Mais là où les mérites transcendants de l’oreille pour l’identification apparaissent le plus nettement, c’est quand il s’agit d’affirmer solennellement en justice que telle ancienne photographie « est bien et dûment applicable à tel sujet ici présent ». On peut dire en effet que, grâce d’une part à l’immuabilité de la forme de l’oreille à travers la vie, et de l’autre au très grand nombre de variétés de configuration qu’elle présente, il est impossible de trouver deux oreilles semblables et que l’identité de son modelé est une condition nécessaire et suffisante pour confirmer l’identité individuelle[1].

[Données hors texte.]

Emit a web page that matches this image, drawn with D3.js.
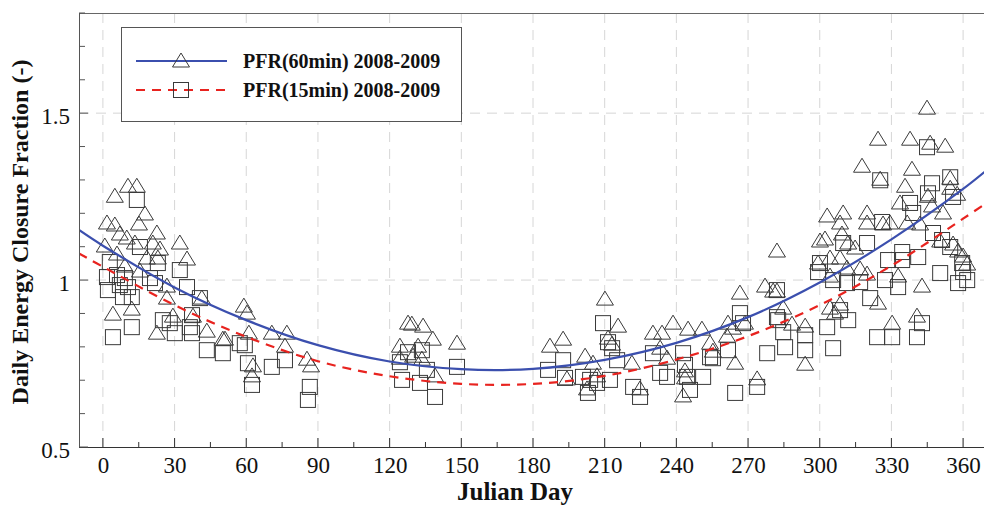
<!DOCTYPE html>
<html>
<head>
<meta charset="utf-8">
<script src="https://cdn.jsdelivr.net/npm/d3@7"></script>
<style>
html,body{margin:0;padding:0;background:#fff;}
svg{display:block;}
text{font-family:"Liberation Serif","Times New Roman",serif;}
</style>
</head>
<body>
<svg id="chart" width="984" height="508"></svg>
<script>
// ---- Data ----
const pfr60 = [
 [5.0,1.254],[10.5,1.284],[14.2,1.284],[17.6,1.201],[1.7,1.174],[5.0,1.168],[15.1,1.171],[22.6,1.144],
 [7.1,1.141],[10.0,1.129],[0.8,1.105],[13.4,1.114],[20.9,1.114],[23.9,1.096],[32.2,1.114],[5.9,1.081],
 [35.2,1.066],[18.4,1.069],[23.0,1.069],[26.8,0.985],[41.4,0.949],[26.8,0.949],[4.2,0.901],[12.1,0.916],
 [29.3,0.895],[37.7,0.895],[22.6,0.844],[43.5,0.850],[50.2,0.826],[9.2,1.045],[15.5,1.030],
 [59.0,0.925],[60.3,0.904],[61.1,0.844],[51.1,0.826],[70.7,0.844],[77.0,0.844],[76.2,0.805],[62.8,0.746],
 [62.4,0.716],[85.4,0.766],[87.1,0.746],
 [127.7,0.874],[129.3,0.871],[134.0,0.865],[124.3,0.805],[131.9,0.805],[138.1,0.826],[124.3,0.769],
 [129.8,0.775],[133.5,0.766],[139.0,0.716],[148.2,0.814],
 [187.1,0.805],[192.6,0.826],[201.8,0.775],[205.1,0.754],[210.1,0.946],[215.6,0.865],[211.4,0.829],
 [213.1,0.811],[221.4,0.754],[194.2,0.707],[202.6,0.677],[206.8,0.716],[224.8,0.677],[242.8,0.656],
 [230.2,0.844],[234.0,0.844],[238.6,0.874],[244.9,0.856],[250.7,0.856],[233.2,0.799],[236.1,0.769],
 [254.1,0.814],[255.3,0.790],[243.6,0.731],[243.6,0.710],[266.6,0.964],[261.6,0.874],[263.7,0.859],
 [268.7,0.874],[261.2,0.835],[264.6,0.754],[273.8,0.707],[277.1,0.985],[280.5,0.970],
 [344.9,1.518],[324.4,1.425],[337.8,1.425],[346.2,1.413],[352.5,1.404],[317.7,1.344],[325.3,1.305],
 [338.6,1.335],[335.7,1.284],[354.6,1.308],[354.6,1.278],[333.6,1.234],[345.3,1.254],[347.0,1.225],
 [357.5,1.260],[351.6,1.204],[303.1,1.195],[309.8,1.204],[319.8,1.204],[308.5,1.174],[319.8,1.174],
 [326.5,1.171],[329.4,1.174],[336.6,1.174],[342.0,1.171],[282.1,1.090],[300.1,1.120],[302.2,1.126],
 [309.3,1.141],[311.9,1.114],[299.3,1.054],[304.3,1.069],[308.5,1.069],[314.8,1.099],[316.9,1.036],
 [319.8,1.021],[304.3,1.015],[311.4,1.039],[350.4,1.120],[355.8,1.111],[357.9,1.090],[360.0,1.075],
 [361.7,1.051],[332.8,1.015],[342.8,0.985],[282.1,0.970],[284.7,0.919],[324.4,0.934],[304.3,0.919],
 [306.4,0.904],[308.5,0.931],[293.9,0.865],[288.4,0.871],[330.3,0.874],[340.7,0.895],[293.9,0.751]
];
const pfr15 = [
 [14.2,1.240],[15.5,1.099],[23.0,1.051],[32.2,1.030],[1.7,1.009],[5.9,1.015],[9.2,1.006],[2.1,0.970],
 [7.1,0.985],[10.5,0.979],[8.4,0.949],[12.1,0.949],[19.7,1.006],[21.8,0.991],[35.2,0.979],[40.6,0.946],
 [25.1,0.880],[28.0,0.871],[30.1,0.841],[37.3,0.841],[37.3,0.895],[36.4,0.859],[4.2,0.829],[12.1,0.859],
 [43.5,0.790],[50.2,0.781],[57.3,0.811],[2.9,1.054],
 [59.4,0.805],[60.7,0.751],[62.4,0.686],[70.7,0.740],[76.2,0.760],[86.6,0.680],[85.8,0.641],
 [125.2,0.701],[132.7,0.692],[135.6,0.731],[139.0,0.650],[127.7,0.784],[133.5,0.790],[148.2,0.740],[124.3,0.754],
 [186.3,0.731],[192.6,0.760],[193.4,0.707],[200.9,0.710],[203.9,0.701],[206.8,0.692],[212.2,0.701],
 [209.3,0.871],[211.4,0.814],[213.1,0.796],[215.2,0.760],[203.0,0.662],[221.9,0.680],[224.8,0.650],
 [230.2,0.781],[233.2,0.722],[236.1,0.710],[242.8,0.781],[243.6,0.746],[244.5,0.710],[245.7,0.671],
 [251.2,0.710],[254.1,0.769],[255.3,0.766],[261.6,0.790],[266.6,0.901],[267.9,0.871],[264.6,0.662],
 [273.8,0.680],[278.0,0.781],[282.1,0.889],
 [344.9,1.398],[325.3,1.299],[354.6,1.308],[347.0,1.290],[345.3,1.260],[355.8,1.249],[337.8,1.231],
 [339.1,1.201],[326.1,1.174],[319.8,1.111],[309.8,1.111],[347.4,1.141],[351.2,1.120],[354.6,1.099],
 [359.6,1.051],[360.0,1.024],[361.7,1.000],[357.9,0.991],[350.4,1.021],[328.6,1.060],[334.5,1.084],
 [334.5,1.060],[341.2,1.069],[300.1,1.051],[299.3,1.024],[305.6,1.000],[311.4,0.991],[316.9,0.994],
 [327.3,1.000],[332.8,0.979],[321.1,0.946],[282.1,0.970],[282.6,0.880],[293.9,0.835],[284.7,0.844],
 [303.1,0.859],[305.6,0.796],[311.9,0.880],[308.5,0.910],[324.0,0.829],[330.3,0.829],[340.7,0.829],
 [342.8,0.871],[285.5,0.799],[293.9,0.790]
];
// Trend curves at sample days
const fitDays = [-10, 0, 30, 60, 90, 120, 150, 180, 210, 240, 270, 300, 330, 360, 370];
const fit60   = [1.150, 1.103, 0.978, 0.880, 0.805, 0.756, 0.733, 0.734, 0.761, 0.812, 0.889, 0.993, 1.122, 1.273, 1.330];
const fit15   = [1.080, 1.040, 0.925, 0.830, 0.757, 0.712, 0.689, 0.689, 0.713, 0.762, 0.832, 0.925, 1.043, 1.184, 1.232];
const xTicks = [0, 30, 60, 90, 120, 150, 180, 210, 240, 270, 300, 330, 360];
const yTicks = [0.5, 1, 1.5];
const legendLabels = ["PFR(60min) 2008-2009", "PFR(15min) 2008-2009"];
const xTitle = "Julian Day";
const yTitle = "Daily Energy Closure Fraction (-)";

// ---- Layout ----
const svg = d3.select("#chart");
const L = 79, T = 13, B = 447, R = 987;
const x = d3.scaleLinear().domain([-10, 370]).range([L, R]);
const y = d3.scaleLinear().domain([0.5, 1.8]).range([B, T]);

const blue = "#3b4fae", red = "#e8231f", markC = "#3a3a3a";

// grid
const grid = svg.append("g");
grid.selectAll("line.v").data(xTicks).join("line")
  .attr("x1", d => x(d)).attr("x2", d => x(d)).attr("y1", T).attr("y2", B)
  .attr("stroke", "#d6d6d6").attr("stroke-width", 1).attr("stroke-dasharray", "10,7");
grid.selectAll("line.h").data(yTicks.filter(v => v > 0.5)).join("line")
  .attr("x1", L).attr("x2", R).attr("y1", d => y(d)).attr("y2", d => y(d))
  .attr("stroke", "#d6d6d6").attr("stroke-width", 1).attr("stroke-dasharray", "10,7");

// frame
svg.append("line").attr("x1", L).attr("x2", R).attr("y1", T + 0.5).attr("y2", T + 0.5).attr("stroke", "#666");

// clip
svg.append("defs").append("clipPath").attr("id", "clip")
  .append("rect").attr("x", L).attr("y", T).attr("width", R - L).attr("height", B - T);

const plot = svg.append("g").attr("clip-path", "url(#clip)");

const triPath = "M0,-7L8.5,7L-8.5,7Z";
// markers
plot.append("g").selectAll("path").data(pfr60).join("path")
  .attr("d", triPath)
  .attr("transform", d => `translate(${x(d[0])},${y(d[1])})`)
  .attr("fill", "none").attr("stroke", markC).attr("stroke-width", 1);
plot.append("g").selectAll("rect").data(pfr15).join("rect")
  .attr("x", d => x(d[0]) - 7.5).attr("y", d => y(d[1]) - 7.5)
  .attr("width", 15).attr("height", 15)
  .attr("fill", "none").attr("stroke", markC).attr("stroke-width", 1);

// curves
const line = d3.line().curve(d3.curveCatmullRom);
plot.append("path")
  .attr("d", line(fitDays.map((d, i) => [x(d), y(fit15[i])])))
  .attr("fill", "none").attr("stroke", red).attr("stroke-width", 2.2).attr("stroke-dasharray", "9,7");
plot.append("path")
  .attr("d", line(fitDays.map((d, i) => [x(d), y(fit60[i])])))
  .attr("fill", "none").attr("stroke", blue).attr("stroke-width", 2.2);

// axes
const xAxis = d3.axisBottom(x).tickValues(xTicks).tickSize(0).tickPadding(10).tickFormat(d3.format("d"));
const gx = svg.append("g").attr("transform", `translate(0,${B})`).call(xAxis);
gx.select(".domain").remove();
gx.selectAll("text").attr("font-size", 23).attr("fill", "#111").attr("font-family", "Liberation Serif");
svg.append("line").attr("x1", L).attr("x2", R).attr("y1", B + 0.5).attr("y2", B + 0.5).attr("stroke", "#333");
const xMinor = d3.range(0, 371, 15);
svg.append("g").selectAll("line").data(xMinor).join("line")
  .attr("x1", d => x(d)).attr("x2", d => x(d))
  .attr("y1", B).attr("y2", d => d % 30 === 0 ? B - 9 : B - 5)
  .attr("stroke", "#333");

const yAxis = d3.axisLeft(y).tickValues(yTicks).tickSize(0).tickPadding(9).tickFormat(d => d3.format("")(d));
const gy = svg.append("g").attr("transform", `translate(${L},0)`).call(yAxis);
gy.select(".domain").remove();
gy.selectAll("text").attr("font-size", 23).attr("fill", "#111").attr("font-family", "Liberation Serif").attr("dy", "0.45em");
svg.append("line").attr("x1", L + 0.5).attr("x2", L + 0.5).attr("y1", T).attr("y2", B).attr("stroke", "#555");
const yMinor = d3.range(5, 18.01, 1).map(v => v / 10);
svg.append("g").selectAll("line").data(yMinor).join("line")
  .attr("x1", L).attr("x2", d => (Math.round(d * 10) % 5 === 0) ? L + 9 : L + 6)
  .attr("y1", d => y(d)).attr("y2", d => y(d))
  .attr("stroke", "#555");

// titles
svg.append("text").attr("x", 515).attr("y", 500).attr("text-anchor", "middle")
  .attr("font-size", 25).attr("font-weight", "bold").attr("fill", "#111").text(xTitle);
svg.append("text").attr("transform", `translate(28,232) rotate(-90)`).attr("text-anchor", "middle")
  .attr("font-size", 24).attr("font-weight", "bold").attr("fill", "#111").text(yTitle);

// legend
const lg = svg.append("g");
lg.append("rect").attr("x", 121.5).attr("y", 27.5).attr("width", 340).attr("height", 94)
  .attr("fill", "#fff").attr("stroke", "#555").attr("stroke-width", 1);
const rows = [
  {y: 61, color: blue, dash: null, mark: "tri"},
  {y: 90, color: red, dash: "9,7", mark: "sq"}
];
rows.forEach((r, i) => {
  lg.append("line").attr("x1", 136).attr("x2", 227).attr("y1", r.y).attr("y2", r.y)
    .attr("stroke", r.color).attr("stroke-width", 2.2).attr("stroke-dasharray", r.dash);
  if (r.mark === "tri") {
    lg.append("path").attr("d", triPath).attr("transform", `translate(181,${r.y - 1})`)
      .attr("fill", "none").attr("stroke", markC);
  } else {
    lg.append("rect").attr("x", 181 - 7.5).attr("y", r.y - 7.5).attr("width", 15).attr("height", 15)
      .attr("fill", "none").attr("stroke", markC);
  }
  lg.append("text").attr("x", 243).attr("y", r.y + 7).attr("font-size", 20).attr("font-weight", "bold")
    .attr("fill", "#111").text(legendLabels[i]);
});
</script>
</body>
</html>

C’est là une vérité qui résulte pour nous de dix années d’expérience. Mais pour la faire pénétrer dans la conscience d’un tribunal, ou pour en imprégner le sens pratique des policiers, l’affirmation, même la plus catégorique, est insuffisante. Il faut pour amener cette conviction intime qu’une initiation préalable étayée sur le contrôle expérimental ait montré à chacun la justesse du fait. Comment, par exemple, un fonctionnaire pourrait-il être à même d’apprécier le degré plus ou moins grand de certitude d’identité qui résulte de la présence concomitante sur deux photographies d’oreille, d’un antitragus à inclinaison horizontale et à profil rectiligne, s’il n’a pas vérifié depuis longtemps que le même point pourrait tout aussi bien se profiler suivant une ligne saillante à direction générale, oblique. S’il ignore la série de toutes les formes possibles d’antitragus une similitude de ce genre ne lui dira rien ; il la croira naturelle, normale, offerte par tous à peu d’exceptions près. Le plus souvent même, ne connaissant pas l’importance signalétique de ce détail de structure, son œil ne l’apercevra même pas sur le sujet : c’est que l’oreille qui, avons-nous dit, est l’organe d’identification le plus puissant, est en même temps celui qui attire le moins les regards du vulgaire. Notre œil a aussi peu l’habitude de la regarder que notre langue de la décrire. Or ce qui échappe à notre langage

  1. Voir, à ce sujet, dans l’Album, les 96 photographies d’oreilles, toutes différentes, reproduites en dimensions demi-nature, d’après des types existants. — Exception doit être faite pour les jumeaux (Album, Pl. 60b).